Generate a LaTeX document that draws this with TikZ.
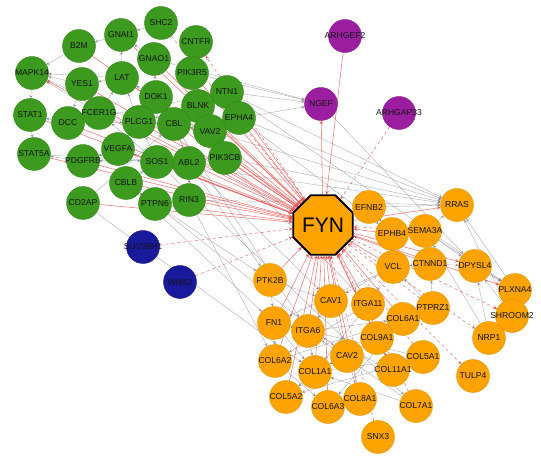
\documentclass[tikz,border=0pt]{standalone}
\usepackage{fontspec}
\setmainfont{Liberation Sans}
\usepackage{tikz}
\usetikzlibrary{shapes.geometric, arrows, backgrounds}
\definecolor{genegreen}{RGB}{60,154,30}
\definecolor{geneorange}{RGB}{255,163,0}
\definecolor{genepurple}{RGB}{155,30,160}
\definecolor{geneblue}{RGB}{25,25,155}
\definecolor{hubred}{RGB}{228,88,88}
\definecolor{linkgrey}{RGB}{135,135,148}
\tikzstyle{gene} = [circle, minimum size=33pt, inner sep=-12pt, line width=0.4pt, text=black!92, font=\fontsize{8.6}{9}\selectfont]
\tikzstyle{greennode} = [gene, fill=genegreen, draw=genegreen!85!black]
\tikzstyle{orangenode} = [gene, fill=geneorange, draw=geneorange!70!olive]
\tikzstyle{purplenode} = [gene, fill=genepurple, draw=genepurple!80!black]
\tikzstyle{bluenode} = [gene, fill=geneblue, draw=geneblue!80!black]
\tikzstyle{hubnode} = [regular polygon, regular polygon sides=8, minimum size=61pt, inner sep=0pt, fill=geneorange, draw=black, line width=1.8pt, font=\fontsize{21}{24}\selectfont]
\tikzstyle{hub} = [->, >=stealth, hubred, line width=0.6pt, draw opacity=0.75]
\tikzstyle{hubdash} = [hub, dashed]
\tikzstyle{link} = [->, >=stealth, linkgrey, line width=0.35pt, draw opacity=0.75]

\begin{document}
\begin{tikzpicture}[x=1pt, y=-1pt]
    \useasboundingbox (0,0) rectangle (541,462);

        % nodes
        \node (shc2) [greennode] at (161,23) {SHC2};
        \node (gnai1) [greennode] at (121,35) {GNAI1};
        \node (b2m) [greennode] at (79,46) {B2M};
        \node (cntfr) [greennode] at (196,42) {CNTFR};
        \node (gnao1) [greennode] at (154,59) {GNAO1};
        \node (pik3r5) [greennode] at (192,73) {PIK3R5};
        \node (mapk14) [greennode] at (32,73) {MAPK14};
        \node (lat) [greennode] at (122,78) {LAT};
        \node (yes1) [greennode] at (82,84) {YES1};
        \node (ntn1) [greennode] at (227,92) {NTN1};
        \node (dok1) [greennode] at (156,97) {DOK1};
        \node (blnk) [greennode] at (198,106) {BLNK};
        \node (stat1) [greennode] at (30,115) {STAT1};
        \node (epha4) [greennode] at (239,118) {EPHA4};
        \node (dcc) [greennode] at (68,123) {DCC};
        \node (fcer1g) [greennode] at (99,113) {FCER1G};
        \node (plcg1) [greennode] at (139,122) {PLCG1};
        \node (cbl) [greennode] at (174,124) {CBL};
        \node (vav2) [greennode] at (210,131) {VAV2};
        \node (stat5a) [greennode] at (34,154) {STAT5A};
        \node (vegfa) [greennode] at (118,149) {VEGFA};
        \node (pdgfrb) [greennode] at (83,161) {PDGFRB};
        \node (sos1) [greennode] at (157,162) {SOS1};
        \node (abl2) [greennode] at (189,163) {ABL2};
        \node (pik3cb) [greennode] at (225,158) {PIK3CB};
        \node (cblb) [greennode] at (126,183) {CBLB};
        \node (cd2ap) [greennode] at (83,203) {CD2AP};
        \node (ptpn6) [greennode] at (155,204) {PTPN6};
        \node (rin3) [greennode] at (189,200) {RIN3};
        \node (suv39h1) [bluenode] at (143,247) {SUV39H1};
        \node (wnk2) [bluenode] at (180,282) {WNK2};
        \node (arhgef2) [purplenode] at (345,36) {ARHGEF2};
        \node (ngef) [purplenode] at (321,104) {NGEF};
        \node (arhgap33) [purplenode] at (399,113) {ARHGAP33};
        \node (fyn) [hubnode] at (323,225) {FYN};
        \node (efnb2) [orangenode] at (369,207) {EFNB2};
        \node (rras) [orangenode] at (457,205) {RRAS};
        \node (ephb4) [orangenode] at (392,234) {EPHB4};
        \node (sema3a) [orangenode] at (425,231) {SEMA3A};
        \node (vcl) [orangenode] at (393,267) {VCL};
        \node (ctnnd1) [orangenode] at (430,264) {CTNND1};
        \node (dpysl4) [orangenode] at (475,266) {DPYSL4};
        \node (ptk2b) [orangenode] at (270,280) {PTK2B};
        \node (plxna4) [orangenode] at (515,290) {PLXNA4};
        \node (cav1) [orangenode] at (331,301) {CAV1};
        \node (itga11) [orangenode] at (368,304) {ITGA11};
        \node (ptprz1) [orangenode] at (433,308) {PTPRZ1};
        \node (shroom2) [orangenode] at (512,316) {SHROOM2};
        \node (fn1) [orangenode] at (274,323) {FN1};
        \node (col6a1) [orangenode] at (403,319) {COL6A1};
        \node (itga6) [orangenode] at (308,331) {ITGA6};
        \node (nrp1) [orangenode] at (489,338) {NRP1};
        \node (col9a1) [orangenode] at (377,338) {COL9A1};
        \node (cav2) [orangenode] at (347,356) {CAV2};
        \node (col5a1) [orangenode] at (423,357) {COL5A1};
        \node (col6a2) [orangenode] at (275,361) {COL6A2};
        \node (col1a1) [orangenode] at (315,372) {COL1A1};
        \node (col11a1) [orangenode] at (393,370) {COL11A1};
        \node (tulp4) [orangenode] at (473,376) {TULP4};
        \node (col5a2) [orangenode] at (286,397) {COL5A2};
        \node (col8a1) [orangenode] at (360,399) {COL8A1};
        \node (col6a3) [orangenode] at (328,407) {COL6A3};
        \node (col7a1) [orangenode] at (416,406) {COL7A1};
        \node (snx3) [orangenode] at (378,437) {SNX3};

        % edges
        \begin{scope}[on background layer]
        % grey links, green group
        \draw [link] (b2m) -- (mapk14);
        \draw [link] (gnai1) -- (b2m);
        \draw [link] (shc2) -- (gnai1);
        \draw [link] (lat) -- (gnai1);
        \draw [link] (gnao1) -- (gnai1);
        \draw [link] (yes1) -- (mapk14);
        \draw [link] (lat) -- (mapk14);
        \draw [link] (fcer1g) -- (mapk14);
        \draw [link] (plcg1) -- (mapk14);
        \draw [link] (mapk14) -- (stat1);
        \draw [link] (stat1) -- (stat5a);
        \draw [link] (dcc) -- (stat1);
        \draw [link] (pdgfrb) -- (stat5a);
        \draw [link] (lat) -- (yes1);
        \draw [link] (fcer1g) -- (yes1);
        \draw [link] (dok1) -- (lat);
        \draw [link] (plcg1) -- (lat);
        \draw [link] (fcer1g) -- (lat);
        \draw [link] (plcg1) -- (dok1);
        \draw [link] (cbl) -- (dok1);
        \draw [link] (blnk) -- (cbl);
        \draw [link] (blnk) -- (plcg1);
        \draw [link] (cbl) -- (plcg1);
        \draw [link] (vegfa) -- (plcg1);
        \draw [link] (abl2) -- (sos1);
        \draw [link] (cblb) -- (sos1);
        \draw [link] (sos1) -- (plcg1);
        \draw [link] (ptpn6) -- (cblb);
        \draw [link] (vav2) -- (cbl);
        \draw [link] (pik3cb) -- (vav2);
        \draw [link] (rin3) -- (abl2);
        \draw [link] (vegfa) -- (pdgfrb);
        \draw [link] (pik3cb) -- (pdgfrb);
        \draw [link] (cd2ap) -- (cbl);
        \draw [link] (sos1) -- (vegfa);
        \draw [link] (dcc) -- (plcg1);
        \draw [link] (pik3r5) -- (cntfr);
        \draw [link] (pik3cb) -- (pik3r5);
        \draw [link] (sos1) -- (fcer1g);
        \draw [link] (stat5a) -- (sos1);
        \draw [link] (ntn1) -- (dcc);
        \draw [link] (ntn1) -- (ngef);
        \draw [link] (epha4) -- (ngef);
        \draw [link] (pik3r5) -- (ngef);
        \draw [link] (gnao1) -- (ngef);
        \draw [link] (dok1) -- (gnao1);
        \draw [link] (blnk) -- (pik3r5);
        \draw [link] (yes1) -- (dcc);
        \draw [link] (cbl) -- (abl2);
        % grey links, between the groups
        \draw [link] (ptpn6) -- (ptk2b);
        \draw [link] (cblb) -- (fn1);
        \draw [link] (rin3) -- (rras);
        \draw [link] (epha4) -- (rras);
        \draw [link] (ntn1) -- (rras);
        \draw [link] (pik3cb) -- (rras);
        \draw [link] (sos1) -- (rras);
        \draw [link] (vav2) -- (rras);
        \draw [link] (cbl) -- (itga6);
        \draw [link] (ptpn6) -- (cav2);
        \draw [link] (cd2ap) -- (col1a1);
        \draw [link] (abl2) -- (cav1);
        \draw [link] (ngef) -- (dpysl4);
        \draw [link] (epha4) -- (ephb4);
        \draw [link] (pik3cb) -- (itga11);
        \draw [link] (rin3) -- (col6a2);
        \draw [link] (sos1) -- (col7a1);
        \draw [link] (abl2) -- (ptk2b);
        \draw [link] (ntn1) -- (plxna4);
        % grey links, orange group
        \draw [link] (efnb2) -- (ephb4);
        \draw [link] (efnb2) -- (rras);
        \draw [link] (ephb4) -- (sema3a);
        \draw [link] (sema3a) -- (rras);
        \draw [link] (sema3a) -- (dpysl4);
        \draw [link] (sema3a) -- (plxna4);
        \draw [link] (nrp1) -- (sema3a);
        \draw [link] (ctnnd1) -- (vcl);
        \draw [link] (ctnnd1) -- (dpysl4);
        \draw [link] (dpysl4) -- (plxna4);
        \draw [link] (plxna4) -- (nrp1);
        \draw [link] (plxna4) -- (rras);
        \draw [link] (shroom2) -- (rras);
        \draw [link] (nrp1) -- (dpysl4);
        \draw [link] (vcl) -- (itga11);
        \draw [link] (vcl) -- (cav1);
        \draw [link] (vcl) -- (fn1);
        \draw [link] (cav1) -- (itga6);
        \draw [link] (cav1) -- (cav2);
        \draw [link] (itga11) -- (col1a1);
        \draw [link] (itga6) -- (fn1);
        \draw [link] (itga6) -- (col6a1);
        \draw [link] (itga6) -- (col1a1);
        \draw [link] (fn1) -- (col1a1);
        \draw [link] (fn1) -- (col6a2);
        \draw [link] (col6a2) -- (col6a1);
        \draw [link] (col6a2) -- (col6a3);
        \draw [link] (col6a1) -- (col6a3);
        \draw [link] (col1a1) -- (col5a2);
        \draw [link] (col1a1) -- (col5a1);
        \draw [link] (col5a1) -- (col5a2);
        \draw [link] (col11a1) -- (col5a1);
        \draw [link] (col11a1) -- (col9a1);
        \draw [link] (col9a1) -- (col6a1);
        \draw [link] (col8a1) -- (col6a3);
        \draw [link] (col7a1) -- (col1a1);
        \draw [link] (col7a1) -- (itga6);
        \draw [link] (cav2) -- (col8a1);
        \draw [link] (ptk2b) -- (fn1);
        \draw [link] (ptk2b) -- (cav1);
        \draw [link] (ptprz1) -- (ctnnd1);
        \draw [link] (ptprz1) -- (vcl);
        \draw [link] (col9a1) -- (col1a1);
        \draw [link] (itga11) -- (col6a2);
        \draw [link] (shroom2) -- (dpysl4);
        \draw [link] (col5a1) -- (fn1);
        \draw [link] (col11a1) -- (itga6);
        % red links to and from FYN
        \draw [hub] (gnai1) -- (fyn);
        \draw [hub] (b2m) -- (fyn);
        \draw [hub] (gnao1) -- (fyn);
        \draw [hub] (pik3r5) -- (fyn);
        \draw [hub] (yes1) -- (fyn);
        \draw [hub] (lat) -- (fyn);
        \draw [hub] (dok1) -- (fyn);
        \draw [hub] (ntn1) -- (fyn);
        \draw [hub] (blnk) -- (fyn);
        \draw [hub] (fcer1g) -- (fyn);
        \draw [hub] (stat1) -- (fyn);
        \draw [hub] (dcc) -- (fyn);
        \draw [hub] (plcg1) -- (fyn);
        \draw [hub] (cbl) -- (fyn);
        \draw [hub] (epha4) -- (fyn);
        \draw [hub] (vav2) -- (fyn);
        \draw [hub] (stat5a) -- (fyn);
        \draw [hub] (pdgfrb) -- (fyn);
        \draw [hub] (vegfa) -- (fyn);
        \draw [hub] (sos1) -- (fyn);
        \draw [hub] (abl2) -- (fyn);
        \draw [hub] (pik3cb) -- (fyn);
        \draw [hub] (cblb) -- (fyn);
        \draw [hub] (cd2ap) -- (fyn);
        \draw [hub] (ptpn6) -- (fyn);
        \draw [hub] (rin3) -- (fyn);
        \draw [hub] (arhgef2) -- (fyn);
        \draw [hub] (efnb2) -- (fyn);
        \draw [hub] (ephb4) -- (fyn);
        \draw [hub] (vcl) -- (fyn);
        \draw [hub] (ptk2b) -- (fyn);
        \draw [hub] (cav1) -- (fyn);
        \draw [hub] (itga11) -- (fyn);
        \draw [hub] (fn1) -- (fyn);
        \draw [hub] (itga6) -- (fyn);
        \draw [hub] (col9a1) -- (fyn);
        \draw [hub] (cav2) -- (fyn);
        \draw [hub] (col1a1) -- (fyn);
        \draw [hub] (col6a2) -- (fyn);
        \draw [hub] (col5a2) -- (fyn);
        \draw [hub] (col6a3) -- (fyn);
        \draw [hub] (col8a1) -- (fyn);
        \draw [hub] (col6a1) -- (fyn);
        \draw [hub] (ctnnd1) -- (fyn);
        \draw [hub] (col11a1) -- (fyn);
        \draw [hub] (fyn) -- (mapk14);
        \draw [hub] (fyn) -- (ngef);
        \draw [hub] (fyn) -- (dpysl4);
        \draw [hub] (fyn) -- (plxna4);
        \draw [hub] (fyn) -- (rras);
        \draw [hubdash] (shc2) -- (fyn);
        \draw [hubdash] (fyn) -- (cntfr);
        \draw [hubdash] (arhgap33) -- (fyn);
        \draw [hubdash] (suv39h1) -- (fyn);
        \draw [hubdash] (wnk2) -- (fyn);
        \draw [hubdash] (fyn) -- (tulp4);
        \draw [hubdash] (fyn) -- (nrp1);
        \draw [hubdash] (sema3a) -- (fyn);
        \draw [hubdash] (ptprz1) -- (fyn);
        \draw [hubdash] (col5a1) -- (fyn);
        \draw [hubdash] (col7a1) -- (fyn);
        \draw [hubdash] (snx3) -- (fyn);
        \draw [hubdash] (fyn) -- (shroom2);
        \end{scope}

    \end{tikzpicture}
\end{document}
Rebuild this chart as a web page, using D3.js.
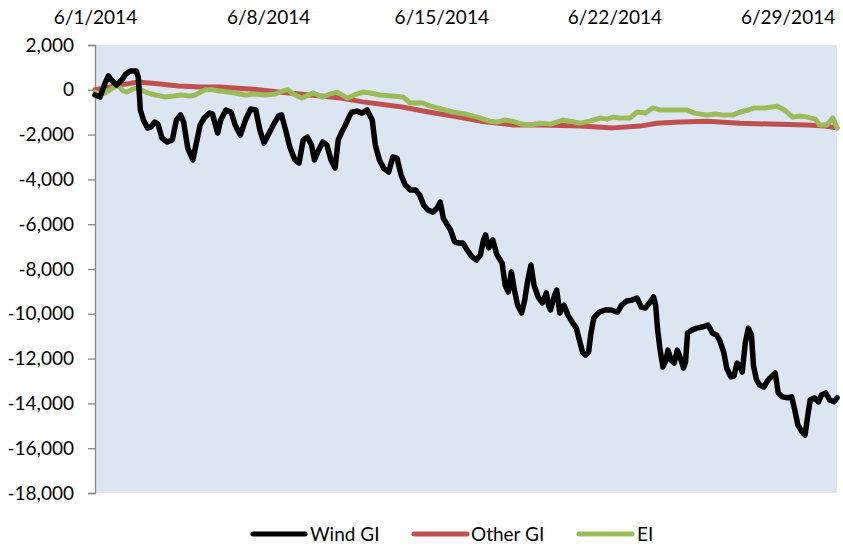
<!DOCTYPE html>
<html>
<head>
<meta charset="utf-8">
<script src="https://cdn.jsdelivr.net/npm/d3@7"></script>
<style>
  html, body { margin: 0; padding: 0; background: #fff; }
  svg text { font-family: Lato, "Liberation Sans", sans-serif; fill: #000; }
</style>
</head>
<body>
<svg id="chart" width="843" height="546"></svg>
<script>
// ---- Data (hours since 6/1/2014 00:00, values) ----
const seriesNames = ["Wind GI", "Other GI", "EI"];
const seriesColors = ["#000000", "#C0504D", "#9BBB59"];

const windHours = [0,5,9,13,16,21,26,30,34,40,42,44,47,51,54,58,61,65,70,75,79,83,86,90,95,98,102,106,111,114,119,122,127,132,136,141,146,151,156,160,164,168,173,178,181,185,189,194,198,202,206,210,213,217,221,225,229,233,236,239,243,246,249,254,259,264,269,272,276,280,285,289,293,297,301,306,311,315,319,323,328,332,335,338,342,345,349,353,357,361,366,370,374,377,379,382,386,390,395,398,401,404,407,410,414,417,420,423,426,430,434,438,440,442,446,448,451,455,459,463,467,470,473,476,479,481,484,489,495,501,507,511,516,521,526,530,534,538,542,544,546,548,551,554,556,559,562,565,567,571,573,575,579,584,589,595,599,603,606,610,613,617,620,623,626,628,631,634,637,639,642,645,649,653,656,660,663,667,672,676,679,682,686,689,692,694,698,702,705,709,713,717,720];
const windValues = [-230,-320,210,620,440,210,440,710,840,840,570,-900,-1350,-1710,-1670,-1440,-1530,-2150,-2330,-2240,-1350,-1120,-1440,-2600,-3130,-2460,-1570,-1260,-1040,-1080,-1930,-1350,-900,-990,-1570,-2020,-1350,-860,-900,-1800,-2380,-2020,-1570,-1170,-1120,-1800,-2550,-3130,-3270,-2240,-2110,-2460,-3130,-2690,-2330,-2460,-3130,-3490,-2240,-1930,-1570,-1260,-1000,-950,-1040,-900,-1350,-2460,-3130,-3490,-3670,-3000,-3050,-3800,-4250,-4470,-4470,-4700,-5150,-5370,-5460,-5280,-5010,-5730,-6040,-6260,-6790,-6840,-6840,-7150,-7460,-7600,-7370,-6700,-6480,-7060,-6700,-7370,-7730,-8720,-9030,-8130,-8940,-9610,-9960,-9380,-8490,-7820,-8720,-9250,-9520,-9070,-9610,-9830,-9160,-8940,-9960,-9610,-10060,-10370,-10640,-11170,-11700,-11840,-11700,-10940,-10190,-9930,-9830,-9830,-9930,-9610,-9430,-9390,-9300,-9700,-9740,-9520,-9250,-9610,-10730,-11490,-12380,-12070,-11620,-12070,-12200,-11620,-11840,-12420,-12160,-10860,-10730,-10640,-10590,-10500,-10860,-10950,-11170,-11700,-12420,-12820,-12780,-12200,-12330,-12600,-11300,-10640,-10950,-12340,-12960,-13180,-13270,-12960,-12820,-12640,-13530,-13710,-13750,-13710,-14290,-14960,-15270,-15410,-14430,-13850,-13750,-13930,-13620,-13530,-13850,-13930,-13750];

const otherHours = [0,10,24,42,63,81,102,121,150,178,209,238,260,298,325,347,374,406,432,471,503,529,545,568,594,626,655,691,708,720];
const otherValues = [0,80,210,350,260,170,130,120,40,-100,-230,-370,-540,-770,-1000,-1170,-1400,-1570,-1570,-1620,-1700,-1620,-1490,-1440,-1400,-1490,-1530,-1570,-1620,-1700];

const eiHours = [0,5,10,16,22,27,31,37,42,47,51,59,68,76,84,92,97,107,114,121,129,136,146,155,165,175,182,187,194,201,207,212,221,228,235,245,252,260,267,277,288,299,306,313,318,325,332,340,347,359,371,383,390,398,405,414,422,432,442,454,461,471,480,490,497,503,509,519,526,534,541,548,555,565,574,582,594,602,611,619,626,634,640,650,662,669,677,684,691,699,703,710,716,720];
const eiValues = [-100,-190,-140,40,210,-50,-100,40,80,-50,-140,-230,-320,-280,-230,-280,-230,0,0,-50,-100,-140,-230,-190,-230,-190,-50,0,-230,-370,-230,-140,-320,-190,-100,-370,-230,-100,-140,-230,-280,-320,-590,-590,-590,-720,-810,-900,-990,-1080,-1220,-1400,-1440,-1350,-1400,-1530,-1570,-1490,-1530,-1350,-1400,-1490,-1400,-1260,-1310,-1220,-1260,-1260,-990,-1040,-810,-900,-900,-900,-900,-1040,-1130,-1080,-1130,-1130,-990,-900,-810,-810,-730,-900,-1220,-1170,-1220,-1310,-1570,-1570,-1260,-1700];

const xTickLabels = ["6/1/2014", "6/8/2014", "6/15/2014", "6/22/2014", "6/29/2014"];
const yTicks = [2000, 0, -2000, -4000, -6000, -8000, -10000, -12000, -14000, -16000, -18000];

// ---- Layout ----
const svg = d3.select("#chart");
const plotL = 95, plotR = 837, plotT = 45, plotB = 493;
const startDate = new Date(2014, 5, 1);
const hourToDate = h => new Date(startDate.getTime() + h * 3600 * 1000);

const x = d3.scaleTime().domain([startDate, new Date(2014, 6, 1)]).range([plotL, plotR]);
const y = d3.scaleLinear().domain([-18000, 2000]).range([plotB, plotT]);

// plot background
svg.append("rect").attr("x", plotL).attr("y", plotT)
  .attr("width", plotR - plotL).attr("height", plotB - plotT)
  .attr("fill", "#DCE6F2");

// y axis
const fmt = d3.format(",");
const yAxis = d3.axisLeft(y).tickValues(yTicks).tickSize(7).tickPadding(14)
  .tickFormat(d => fmt(d).replace("\u2212", "-"));
const gy = svg.append("g").attr("transform", `translate(${plotL},0)`).call(yAxis);
gy.select(".domain").attr("stroke", "#868686").attr("stroke-width", 1.3);
gy.selectAll(".tick line").attr("stroke", "#868686").attr("stroke-width", 1.3);
gy.selectAll(".tick text").attr("font-size", 19).attr("font-family", "Lato, sans-serif");

// x axis labels on top
const tickDates = xTickLabels.map(s => { const p = s.split("/"); return new Date(+p[2], +p[0] - 1, +p[1]); });
const xAxis = d3.axisTop(x).tickValues(tickDates).tickSize(0).tickPadding(0)
  .tickFormat((d, i) => xTickLabels[i]);
const gx = svg.append("g").attr("transform", `translate(0,24)`).call(xAxis);
gx.select(".domain").remove();
gx.selectAll(".tick text").attr("font-size", 19).attr("font-family", "Lato, sans-serif").attr("dy", 0);

// lines
const line = d3.line().x(d => x(hourToDate(d[0]))).y(d => y(d[1]));
const allSeries = [
  { hours: otherHours, values: otherValues, color: seriesColors[1], w: 5 },
  { hours: eiHours, values: eiValues, color: seriesColors[2], w: 5 },
  { hours: windHours, values: windValues, color: seriesColors[0], w: 5.5 }
];
allSeries.forEach(s => {
  const pts = s.hours.map((h, j) => [h, s.values[j]]);
  svg.append("path").datum(pts)
    .attr("d", line)
    .attr("fill", "none")
    .attr("stroke", s.color)
    .attr("stroke-width", s.w)
    .attr("stroke-linejoin", "round")
    .attr("stroke-linecap", "round");
});

// legend
const legendItems = [
  { name: seriesNames[0], color: seriesColors[0], x1: 253, x2: 305, tx: 310 },
  { name: seriesNames[1], color: seriesColors[1], x1: 414, x2: 467, tx: 471 },
  { name: seriesNames[2], color: seriesColors[2], x1: 579, x2: 632, tx: 637 }
];
const lg = svg.append("g");
legendItems.forEach(it => {
  lg.append("line").attr("x1", it.x1).attr("x2", it.x2).attr("y1", 534).attr("y2", 534)
    .attr("stroke", it.color).attr("stroke-width", 5).attr("stroke-linecap", "round");
  lg.append("text").attr("x", it.tx).attr("y", 541).attr("font-size", 19).text(it.name);
});
</script>
</body>
</html>
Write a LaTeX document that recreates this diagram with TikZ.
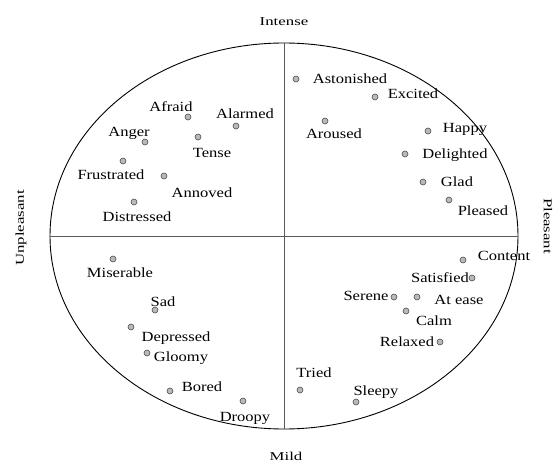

## PROBLEM DESCRIPTION
Please repeat exactly the data above from its first line to the line that contains "(0,0) rectangle (541,462);", inclusive, and leave every picture out.

## RESULT FOR THIS EXERCISE
Generate a LaTeX document that draws this with TikZ.
\documentclass[tikz,border=0pt]{standalone}
\usepackage{fontspec}
\setmainfont{Liberation Sans}
\usepackage{tikz}
\usetikzlibrary{shapes.geometric, arrows, backgrounds}
\definecolor{genegreen}{RGB}{60,154,30}
\definecolor{geneorange}{RGB}{255,163,0}
\definecolor{genepurple}{RGB}{155,30,160}
\definecolor{geneblue}{RGB}{25,25,155}
\definecolor{hubred}{RGB}{228,88,88}
\definecolor{linkgrey}{RGB}{135,135,148}
\tikzstyle{gene} = [circle, minimum size=33pt, inner sep=-12pt, line width=0.4pt, text=black!92, font=\fontsize{8.6}{9}\selectfont]
\tikzstyle{greennode} = [gene, fill=genegreen, draw=genegreen!85!black]
\tikzstyle{orangenode} = [gene, fill=geneorange, draw=geneorange!70!olive]
\tikzstyle{purplenode} = [gene, fill=genepurple, draw=genepurple!80!black]
\tikzstyle{bluenode} = [gene, fill=geneblue, draw=geneblue!80!black]
\tikzstyle{hubnode} = [regular polygon, regular polygon sides=8, minimum size=61pt, inner sep=0pt, fill=geneorange, draw=black, line width=1.8pt, font=\fontsize{21}{24}\selectfont]
\tikzstyle{hub} = [->, >=stealth, hubred, line width=0.6pt, draw opacity=0.75]
\tikzstyle{hubdash} = [hub, dashed]
\tikzstyle{link} = [->, >=stealth, linkgrey, line width=0.35pt, draw opacity=0.75]

\begin{document}
\begin{tikzpicture}[x=1pt, y=-1pt]
    \useasboundingbox (0,0) rectangle (541,462);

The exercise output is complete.